== Set exercise ==
Every record must be repeated exactly; omit any pictures they contain.

[Start of Information shown]

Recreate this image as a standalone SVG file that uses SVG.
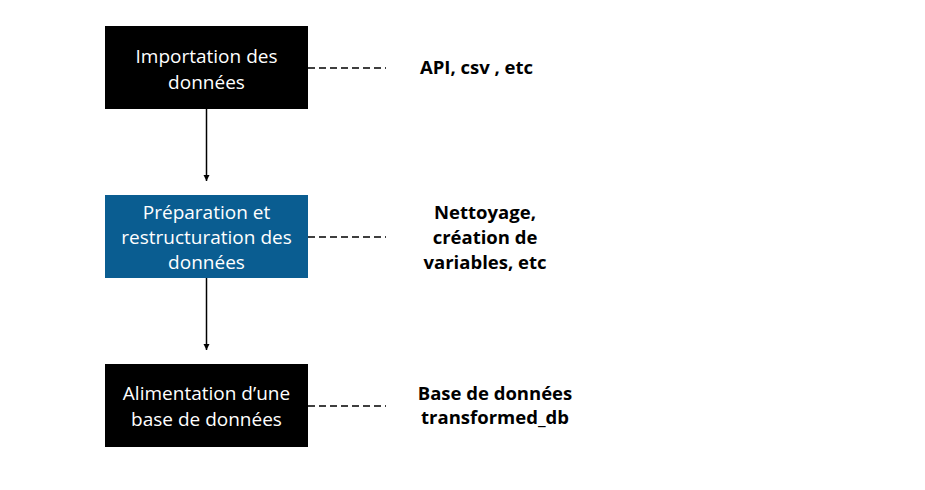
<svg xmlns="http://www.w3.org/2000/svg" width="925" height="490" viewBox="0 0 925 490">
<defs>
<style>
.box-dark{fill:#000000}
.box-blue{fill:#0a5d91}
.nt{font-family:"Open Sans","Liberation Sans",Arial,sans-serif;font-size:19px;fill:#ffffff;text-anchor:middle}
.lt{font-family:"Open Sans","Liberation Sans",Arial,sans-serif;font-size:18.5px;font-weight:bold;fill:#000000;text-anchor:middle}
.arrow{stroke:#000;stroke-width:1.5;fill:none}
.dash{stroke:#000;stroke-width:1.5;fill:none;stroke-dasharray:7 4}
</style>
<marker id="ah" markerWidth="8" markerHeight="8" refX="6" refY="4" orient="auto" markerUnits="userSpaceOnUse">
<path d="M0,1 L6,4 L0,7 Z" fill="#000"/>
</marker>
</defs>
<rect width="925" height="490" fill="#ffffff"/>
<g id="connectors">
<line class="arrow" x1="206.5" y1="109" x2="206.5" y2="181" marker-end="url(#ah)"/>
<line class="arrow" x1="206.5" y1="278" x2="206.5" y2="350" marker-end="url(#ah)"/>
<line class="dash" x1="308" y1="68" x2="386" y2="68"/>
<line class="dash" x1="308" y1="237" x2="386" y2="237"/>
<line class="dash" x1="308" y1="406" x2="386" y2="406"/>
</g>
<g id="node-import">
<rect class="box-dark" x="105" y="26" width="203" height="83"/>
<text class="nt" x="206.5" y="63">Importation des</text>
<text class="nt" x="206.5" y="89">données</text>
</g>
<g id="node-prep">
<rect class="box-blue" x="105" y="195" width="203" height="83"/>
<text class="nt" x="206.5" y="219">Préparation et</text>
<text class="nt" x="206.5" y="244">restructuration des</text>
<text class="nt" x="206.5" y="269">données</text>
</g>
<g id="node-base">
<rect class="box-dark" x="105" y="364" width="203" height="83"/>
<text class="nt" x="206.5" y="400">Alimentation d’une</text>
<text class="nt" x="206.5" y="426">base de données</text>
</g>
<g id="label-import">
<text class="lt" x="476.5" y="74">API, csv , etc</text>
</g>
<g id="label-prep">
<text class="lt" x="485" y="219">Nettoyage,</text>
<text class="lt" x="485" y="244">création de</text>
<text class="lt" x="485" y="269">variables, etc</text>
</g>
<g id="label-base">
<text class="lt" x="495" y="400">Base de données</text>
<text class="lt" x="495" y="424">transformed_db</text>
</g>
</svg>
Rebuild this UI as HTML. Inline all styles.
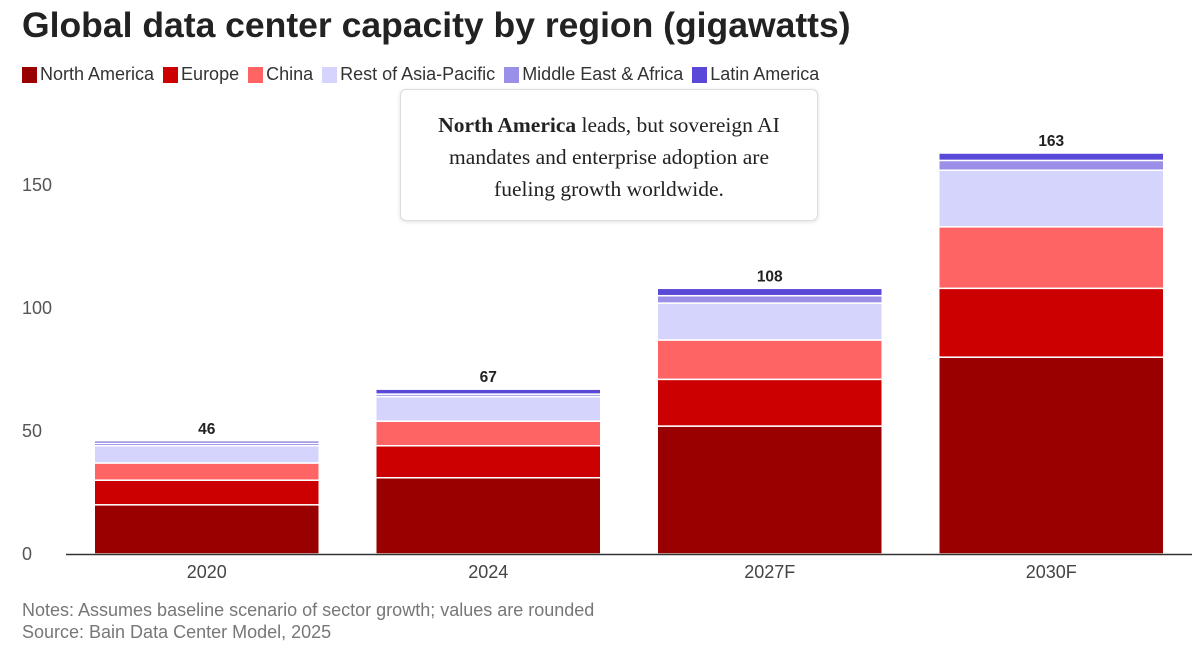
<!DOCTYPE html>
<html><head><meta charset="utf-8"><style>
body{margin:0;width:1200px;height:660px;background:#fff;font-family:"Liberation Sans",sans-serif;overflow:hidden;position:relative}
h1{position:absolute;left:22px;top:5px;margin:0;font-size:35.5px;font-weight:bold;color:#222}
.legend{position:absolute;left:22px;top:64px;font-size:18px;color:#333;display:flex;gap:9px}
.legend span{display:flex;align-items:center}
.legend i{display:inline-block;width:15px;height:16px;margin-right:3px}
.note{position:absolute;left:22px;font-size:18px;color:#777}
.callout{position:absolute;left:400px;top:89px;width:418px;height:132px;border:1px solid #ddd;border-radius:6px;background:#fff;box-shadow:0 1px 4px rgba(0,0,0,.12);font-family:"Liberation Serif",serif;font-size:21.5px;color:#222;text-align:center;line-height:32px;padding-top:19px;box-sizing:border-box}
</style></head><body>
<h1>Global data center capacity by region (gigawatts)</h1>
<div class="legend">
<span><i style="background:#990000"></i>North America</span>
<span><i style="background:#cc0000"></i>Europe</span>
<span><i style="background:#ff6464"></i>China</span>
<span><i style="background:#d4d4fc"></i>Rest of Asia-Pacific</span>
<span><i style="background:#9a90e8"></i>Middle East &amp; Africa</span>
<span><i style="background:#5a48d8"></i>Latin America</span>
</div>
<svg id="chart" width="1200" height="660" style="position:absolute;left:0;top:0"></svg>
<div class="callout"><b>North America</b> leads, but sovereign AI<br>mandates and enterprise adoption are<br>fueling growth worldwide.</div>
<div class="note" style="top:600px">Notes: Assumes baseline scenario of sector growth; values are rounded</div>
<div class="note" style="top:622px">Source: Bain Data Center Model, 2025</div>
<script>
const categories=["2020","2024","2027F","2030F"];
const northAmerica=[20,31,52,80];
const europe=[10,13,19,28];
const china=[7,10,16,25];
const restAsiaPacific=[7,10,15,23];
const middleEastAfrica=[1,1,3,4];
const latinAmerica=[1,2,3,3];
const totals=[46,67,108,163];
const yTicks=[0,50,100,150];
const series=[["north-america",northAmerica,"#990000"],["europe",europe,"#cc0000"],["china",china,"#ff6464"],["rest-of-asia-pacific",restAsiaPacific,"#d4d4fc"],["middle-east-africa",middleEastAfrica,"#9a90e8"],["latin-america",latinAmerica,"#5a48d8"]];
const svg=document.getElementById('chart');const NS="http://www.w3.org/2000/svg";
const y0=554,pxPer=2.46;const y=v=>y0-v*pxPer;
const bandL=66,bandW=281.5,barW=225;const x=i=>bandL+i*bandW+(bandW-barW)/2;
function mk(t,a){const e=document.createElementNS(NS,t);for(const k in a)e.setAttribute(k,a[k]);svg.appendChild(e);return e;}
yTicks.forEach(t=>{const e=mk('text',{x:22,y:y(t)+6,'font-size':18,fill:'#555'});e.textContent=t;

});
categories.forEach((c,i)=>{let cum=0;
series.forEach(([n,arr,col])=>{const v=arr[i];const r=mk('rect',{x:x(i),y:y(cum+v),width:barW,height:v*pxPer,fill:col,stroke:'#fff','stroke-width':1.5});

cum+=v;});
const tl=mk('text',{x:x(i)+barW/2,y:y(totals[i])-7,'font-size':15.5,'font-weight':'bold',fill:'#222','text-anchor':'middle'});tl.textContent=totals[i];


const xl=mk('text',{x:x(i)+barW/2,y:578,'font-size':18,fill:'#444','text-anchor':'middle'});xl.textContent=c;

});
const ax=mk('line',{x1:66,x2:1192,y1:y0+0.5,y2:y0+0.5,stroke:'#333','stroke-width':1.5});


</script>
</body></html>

[End of Information shown]

== Response ==
Recreate this image as a standalone SVG file that uses SVG.
<svg xmlns="http://www.w3.org/2000/svg" width="925" height="490" viewBox="0 0 925 490">
<defs>
<style>
.box-dark{fill:#000000}
.box-blue{fill:#0a5d91}
.nt{font-family:"Open Sans","Liberation Sans",Arial,sans-serif;font-size:19px;fill:#ffffff;text-anchor:middle}
.lt{font-family:"Open Sans","Liberation Sans",Arial,sans-serif;font-size:18.5px;font-weight:bold;fill:#000000;text-anchor:middle}
.arrow{stroke:#000;stroke-width:1.5;fill:none}
.dash{stroke:#000;stroke-width:1.5;fill:none;stroke-dasharray:7 4}
</style>
<marker id="ah" markerWidth="8" markerHeight="8" refX="6" refY="4" orient="auto" markerUnits="userSpaceOnUse">
<path d="M0,1 L6,4 L0,7 Z" fill="#000"/>
</marker>
</defs>
<rect width="925" height="490" fill="#ffffff"/>
<g id="connectors">
<line class="arrow" x1="206.5" y1="109" x2="206.5" y2="181" marker-end="url(#ah)"/>
<line class="arrow" x1="206.5" y1="278" x2="206.5" y2="350" marker-end="url(#ah)"/>
<line class="dash" x1="308" y1="68" x2="386" y2="68"/>
<line class="dash" x1="308" y1="237" x2="386" y2="237"/>
<line class="dash" x1="308" y1="406" x2="386" y2="406"/>
</g>
<g id="node-import">
<rect class="box-dark" x="105" y="26" width="203" height="83"/>
<text class="nt" x="206.5" y="63">Importation des</text>
<text class="nt" x="206.5" y="89">données</text>
</g>
<g id="node-prep">
<rect class="box-blue" x="105" y="195" width="203" height="83"/>
<text class="nt" x="206.5" y="219">Préparation et</text>
<text class="nt" x="206.5" y="244">restructuration des</text>
<text class="nt" x="206.5" y="269">données</text>
</g>
<g id="node-base">
<rect class="box-dark" x="105" y="364" width="203" height="83"/>
<text class="nt" x="206.5" y="400">Alimentation d’une</text>
<text class="nt" x="206.5" y="426">base de données</text>
</g>
<g id="label-import">
<text class="lt" x="476.5" y="74">API, csv , etc</text>
</g>
<g id="label-prep">
<text class="lt" x="485" y="219">Nettoyage,</text>
<text class="lt" x="485" y="244">création de</text>
<text class="lt" x="485" y="269">variables, etc</text>
</g>
<g id="label-base">
<text class="lt" x="495" y="400">Base de données</text>
<text class="lt" x="495" y="424">transformed_db</text>
</g>
</svg>
Rebuild this UI as HTML. Inline all styles.
<!DOCTYPE html>
<html><head><meta charset="utf-8"><style>
body{margin:0;width:1200px;height:660px;background:#fff;font-family:"Liberation Sans",sans-serif;overflow:hidden;position:relative}
h1{position:absolute;left:22px;top:5px;margin:0;font-size:35.5px;font-weight:bold;color:#222}
.legend{position:absolute;left:22px;top:64px;font-size:18px;color:#333;display:flex;gap:9px}
.legend span{display:flex;align-items:center}
.legend i{display:inline-block;width:15px;height:16px;margin-right:3px}
.note{position:absolute;left:22px;font-size:18px;color:#777}
.callout{position:absolute;left:400px;top:89px;width:418px;height:132px;border:1px solid #ddd;border-radius:6px;background:#fff;box-shadow:0 1px 4px rgba(0,0,0,.12);font-family:"Liberation Serif",serif;font-size:21.5px;color:#222;text-align:center;line-height:32px;padding-top:19px;box-sizing:border-box}
</style></head><body>
<h1>Global data center capacity by region (gigawatts)</h1>
<div class="legend">
<span><i style="background:#990000"></i>North America</span>
<span><i style="background:#cc0000"></i>Europe</span>
<span><i style="background:#ff6464"></i>China</span>
<span><i style="background:#d4d4fc"></i>Rest of Asia-Pacific</span>
<span><i style="background:#9a90e8"></i>Middle East &amp; Africa</span>
<span><i style="background:#5a48d8"></i>Latin America</span>
</div>
<svg id="chart" width="1200" height="660" style="position:absolute;left:0;top:0"></svg>
<div class="callout"><b>North America</b> leads, but sovereign AI<br>mandates and enterprise adoption are<br>fueling growth worldwide.</div>
<div class="note" style="top:600px">Notes: Assumes baseline scenario of sector growth; values are rounded</div>
<div class="note" style="top:622px">Source: Bain Data Center Model, 2025</div>
<script>
const categories=["2020","2024","2027F","2030F"];
const northAmerica=[20,31,52,80];
const europe=[10,13,19,28];
const china=[7,10,16,25];
const restAsiaPacific=[7,10,15,23];
const middleEastAfrica=[1,1,3,4];
const latinAmerica=[1,2,3,3];
const totals=[46,67,108,163];
const yTicks=[0,50,100,150];
const series=[["north-america",northAmerica,"#990000"],["europe",europe,"#cc0000"],["china",china,"#ff6464"],["rest-of-asia-pacific",restAsiaPacific,"#d4d4fc"],["middle-east-africa",middleEastAfrica,"#9a90e8"],["latin-america",latinAmerica,"#5a48d8"]];
const svg=document.getElementById('chart');const NS="http://www.w3.org/2000/svg";
const y0=554,pxPer=2.46;const y=v=>y0-v*pxPer;
const bandL=66,bandW=281.5,barW=225;const x=i=>bandL+i*bandW+(bandW-barW)/2;
function mk(t,a){const e=document.createElementNS(NS,t);for(const k in a)e.setAttribute(k,a[k]);svg.appendChild(e);return e;}
yTicks.forEach(t=>{const e=mk('text',{x:22,y:y(t)+6,'font-size':18,fill:'#555'});e.textContent=t;

});
categories.forEach((c,i)=>{let cum=0;
series.forEach(([n,arr,col])=>{const v=arr[i];const r=mk('rect',{x:x(i),y:y(cum+v),width:barW,height:v*pxPer,fill:col,stroke:'#fff','stroke-width':1.5});

cum+=v;});
const tl=mk('text',{x:x(i)+barW/2,y:y(totals[i])-7,'font-size':15.5,'font-weight':'bold',fill:'#222','text-anchor':'middle'});tl.textContent=totals[i];


const xl=mk('text',{x:x(i)+barW/2,y:578,'font-size':18,fill:'#444','text-anchor':'middle'});xl.textContent=c;

});
const ax=mk('line',{x1:66,x2:1192,y1:y0+0.5,y2:y0+0.5,stroke:'#333','stroke-width':1.5});


</script>
</body></html>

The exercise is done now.